Be aware if you take the payout they'll probably give you a MAXIMUM of 7 days before collcting the hire car from receiving the cheque (and it will be a cheque so you've then got a delay while it's cashed) and potentially start that time from either when they post it or when they confirm they'll send it. So keep your eye out for deals or be prepared to bus to work.

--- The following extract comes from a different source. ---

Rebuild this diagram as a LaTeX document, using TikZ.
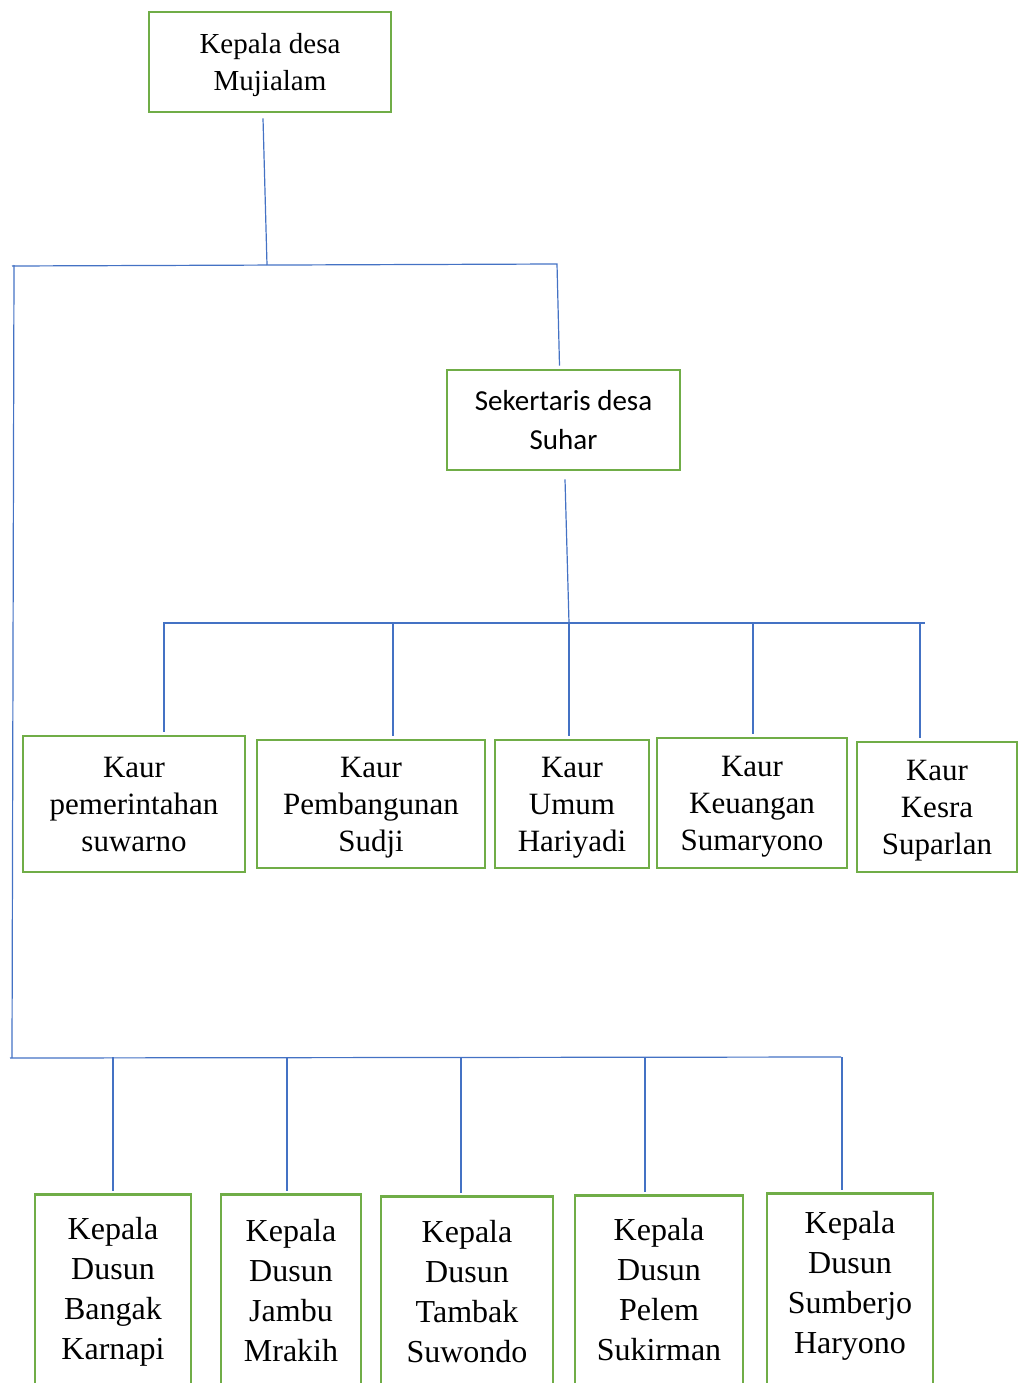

When arguing the payout they will likely be using an independent company to get a price they think it's worth and it may be really low. If they're ****s they'll say you can only argue the case by getting another quote from another company which they'll then consider, but you'll be charged by the new company for getting a quote and it might be worse. What you need to do is argue that you haven't got 6 months to hunt around for a car and they need to pay an amount that will allow you to get a new car at a reasonable cost to buy NOW. They'll tend to cave. Obviously back this up with a number of examples from dealers and ebay (they're meant to pay dealer amounts in theory) and note all differences between your car and the advertised ones (mileage, year etc) and argue a fair price based on your findings (no point putting the highest you find as they'll ignore it).

If you wish to simply argue that it's not an uneconomical repair I think you'd have to find a quote from a different official dealership (can't think of the word...basically if you're driving a ford you need a ford service centre quote etc) so you'll probably find that the cost is a bit higher than you'd expect and there's not a lot you can do.